# [What the task requires]
From the first line of the data below through the line holding "const levelAnchor = [211, 68, 68, 213, 208];", output each line exactly and leave the pictures out.

################

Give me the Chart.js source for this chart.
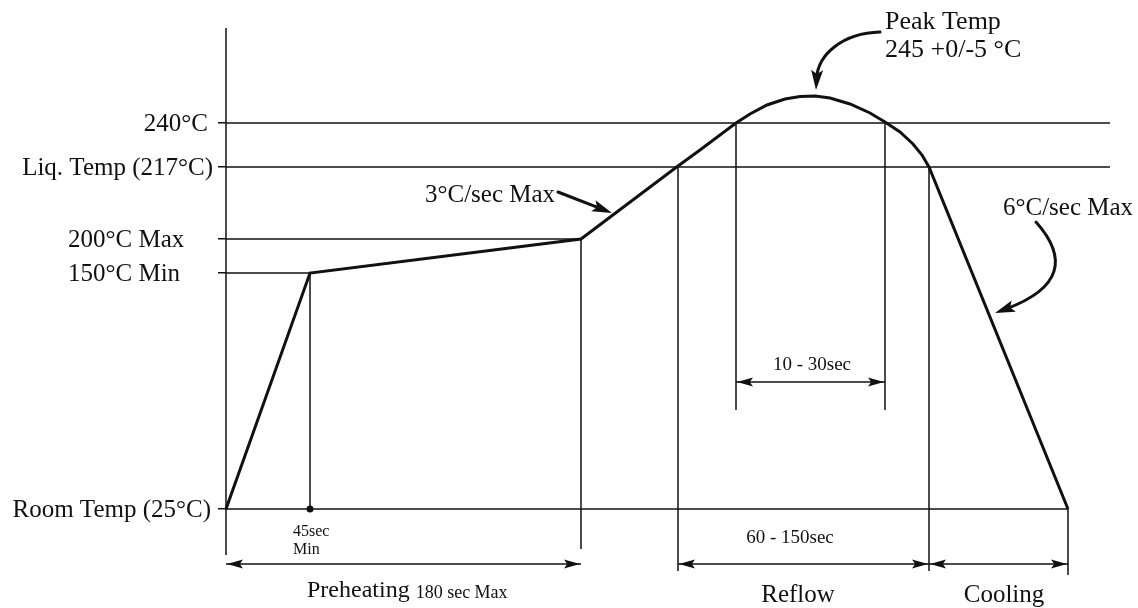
<!DOCTYPE html>
<html>
<head>
<meta charset="utf-8">
<script src="https://cdn.jsdelivr.net/npm/chart.js@4.4.0/dist/chart.umd.min.js"></script>
<style>
html, body { margin: 0; padding: 0; background: #fff; }
#wrap { width: 1138px; height: 608px; }
</style>
</head>
<body>
<div id="wrap"><canvas id="chart"></canvas></div>
<script>
// ===== data (schematic units: x = time position, y = height above room temp) =====
const levelLabels = ["Room Temp (25°C)", "150°C Min", "200°C Max", "Liq. Temp (217°C)", "240°C"];
const levelValues = [0, 236, 270, 342, 386];
const levelEnds   = [842, 84, 355, 884, 884];

// reflow profile curve
const profileX = [0, 84, 355, 452, 474, 510, 524, 541, 559, 574, 589, 604, 624, 644, 659, 674, 687, 696, 703, 842];
const profileY = [0, 236, 270, 343, 359, 386, 395, 404, 410, 412.5, 413, 411, 405, 396, 387, 377, 365, 354, 342, 0];

// vertical guide lines
const guideX   = [0, 84, 355, 452, 510, 659, 703, 842];
const guideTop = [481, 236, 270, 343, 386, 387, 342, 0];
const guideBot = [-46, 0, -40, -62, 99, 99, -62, -66];

// time spans (dimension arrows)
const spanY  = [-55, 127, -55, -55];
const spanX1 = [0, 510, 452, 703];
const spanX2 = [355, 659, 703, 842];

// ===== layout / styles =====
const FONT = '"Liberation Serif", "Times New Roman", serif';
const INK = "#111";
const levelAlign  = ["right", "left", "left", "right", "right"];
const levelAnchor = [211, 68, 68, 213, 208];

const notes = [
  { text: "Peak Temp",     x: 659, y: 487, size: 26, align: "left" },
  { text: "245 +0/-5 °C",  x: 659, y: 459, size: 26, align: "left" },
  { text: "3°C/sec Max",   x: 199, y: 314, size: 25, align: "left" },
  { text: "6°C/sec Max",   x: 777, y: 301, size: 25, align: "left" },
  { text: "10 - 30sec",    x: 586, y: 144, size: 19, align: "center" },
  { text: "45sec",         x: 67,  y: -23, size: 16, align: "left" },
  { text: "Min",           x: 67,  y: -41, size: 16, align: "left" },
  { text: "60 - 150sec",   x: 564, y: -29, size: 19, align: "center" },
  { text: "Reflow",        x: 572, y: -86, size: 25, align: "center" },
  { text: "Cooling",       x: 778, y: -86, size: 25, align: "center" }
];

// callout arrows: cubic curves in data units [start, cp1, cp2, end]
const callouts = [
  [[654, 477], [616, 476], [592, 454], [590, 419]],
  [[332, 317], [350, 310], [368, 303], [386, 296]],
  [[810, 287], [842, 251], [836, 221], [769, 196]]
];

function lineSet(xs, ys, width) {
  return {
    data: xs.map((x, i) => ({ x: x, y: ys[i] })),
    showLine: true,
    borderColor: INK,
    borderWidth: width,
    pointRadius: 0,
    tension: 0,
    clip: false
  };
}

const datasets = [];
levelValues.forEach((v, i) => datasets.push(lineSet([0, levelEnds[i]], [v, v], 1.5)));
guideX.forEach((x, i) => datasets.push(lineSet([x, x], [guideTop[i], guideBot[i]], 1.5)));
spanY.forEach((y, i) => datasets.push(lineSet([spanX1[i], spanX2[i]], [y, y], 1.5)));
datasets.push(lineSet(profileX, profileY, 3));

function arrowHead(ctx, x, y, ang, len, half) {
  ctx.save();
  ctx.translate(x, y);
  ctx.rotate(ang);
  ctx.beginPath();
  ctx.moveTo(0, 0);
  ctx.lineTo(-len, -half);
  ctx.lineTo(-len * 0.8, 0);
  ctx.lineTo(-len, half);
  ctx.closePath();
  ctx.fill();
  ctx.restore();
}

const drawExtras = {
  id: "drawExtras",
  afterDatasetsDraw(chart) {
    const ctx = chart.ctx;
    const xs = chart.scales.x, ys = chart.scales.y;
    const px = v => xs.getPixelForValue(v);
    const py = v => ys.getPixelForValue(v);
    ctx.save();
    ctx.fillStyle = INK;
    ctx.strokeStyle = INK;
    ctx.textBaseline = "middle";

    // level labels
    ctx.font = "25px " + FONT;
    levelLabels.forEach((t, i) => {
      ctx.textAlign = levelAlign[i];
      ctx.fillText(t, levelAnchor[i], py(levelValues[i]) + 1);
    });

    // span arrowheads
    spanY.forEach((y, i) => {
      arrowHead(ctx, px(spanX1[i]) + 1, py(y), Math.PI, 16, 4.5);
      arrowHead(ctx, px(spanX2[i]) - 1, py(y), 0, 16, 4.5);
    });

    // 45sec dot
    ctx.beginPath();
    ctx.arc(px(84), py(0), 3.5, 0, Math.PI * 2);
    ctx.fill();

    // notes
    notes.forEach(n => {
      ctx.font = n.size + "px " + FONT;
      ctx.textAlign = n.align;
      ctx.fillText(n.text, px(n.x), py(n.y));
    });

    // Preheating label with small suffix
    ctx.textAlign = "left";
    ctx.font = "24px " + FONT;
    const x0 = 307, y0 = 591;
    ctx.fillText("Preheating", x0, y0);
    const w = ctx.measureText("Preheating ").width;
    ctx.font = "18px " + FONT;
    ctx.fillText("180 sec Max", x0 + w, y0 + 2);

    // callout arrows
    ctx.lineWidth = 3;
    ctx.lineCap = "round";
    callouts.forEach(c => {
      const p = c.map(q => [px(q[0]), py(q[1])]);
      const ang = Math.atan2(p[3][1] - p[2][1], p[3][0] - p[2][0]);
      const ex = p[3][0] - Math.cos(ang) * 12, ey = p[3][1] - Math.sin(ang) * 12;
      ctx.beginPath();
      ctx.moveTo(p[0][0], p[0][1]);
      ctx.bezierCurveTo(p[1][0], p[1][1], p[2][0], p[2][1], ex, ey);
      ctx.stroke();
      arrowHead(ctx, p[3][0], p[3][1], ang, 20, 6);
    });
    ctx.restore();
  }
};

new Chart(document.getElementById("chart"), {
  type: "scatter",
  data: { datasets: datasets },
  options: {
    responsive: true,
    maintainAspectRatio: false,
    animation: false,
    layout: { padding: { left: 0, right: 28, top: 28, bottom: 8 } },
    plugins: { legend: { display: false }, tooltip: { enabled: false } },
    scales: {
      x: { type: "linear", min: 0, max: 884, display: false },
      y: {
        type: "linear",
        min: -91,
        max: 481,
        afterBuildTicks: s => { s.ticks = levelValues.map(v => ({ value: v })); },
        afterFit: s => { s.width = 226; },
        ticks: { display: false },
        border: { display: false },
        grid: { drawOnChartArea: false, drawTicks: true, tickLength: 8, color: INK, lineWidth: 1.5 }
      }
    }
  },
  plugins: [drawExtras]
});
</script>
</body>
</html>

################

# [Task response]
Give me the Chart.js source for this chart.
<!DOCTYPE html>
<html>
<head>
<meta charset="utf-8">
<script src="https://cdn.jsdelivr.net/npm/chart.js@4.4.0/dist/chart.umd.min.js"></script>
<style>
html, body { margin: 0; padding: 0; background: #fff; }
#wrap { width: 1138px; height: 608px; }
</style>
</head>
<body>
<div id="wrap"><canvas id="chart"></canvas></div>
<script>
// ===== data (schematic units: x = time position, y = height above room temp) =====
const levelLabels = ["Room Temp (25°C)", "150°C Min", "200°C Max", "Liq. Temp (217°C)", "240°C"];
const levelValues = [0, 236, 270, 342, 386];
const levelEnds   = [842, 84, 355, 884, 884];

// reflow profile curve
const profileX = [0, 84, 355, 452, 474, 510, 524, 541, 559, 574, 589, 604, 624, 644, 659, 674, 687, 696, 703, 842];
const profileY = [0, 236, 270, 343, 359, 386, 395, 404, 410, 412.5, 413, 411, 405, 396, 387, 377, 365, 354, 342, 0];

// vertical guide lines
const guideX   = [0, 84, 355, 452, 510, 659, 703, 842];
const guideTop = [481, 236, 270, 343, 386, 387, 342, 0];
const guideBot = [-46, 0, -40, -62, 99, 99, -62, -66];

// time spans (dimension arrows)
const spanY  = [-55, 127, -55, -55];
const spanX1 = [0, 510, 452, 703];
const spanX2 = [355, 659, 703, 842];

// ===== layout / styles =====
const FONT = '"Liberation Serif", "Times New Roman", serif';
const INK = "#111";
const levelAlign  = ["right", "left", "left", "right", "right"];
const levelAnchor = [211, 68, 68, 213, 208];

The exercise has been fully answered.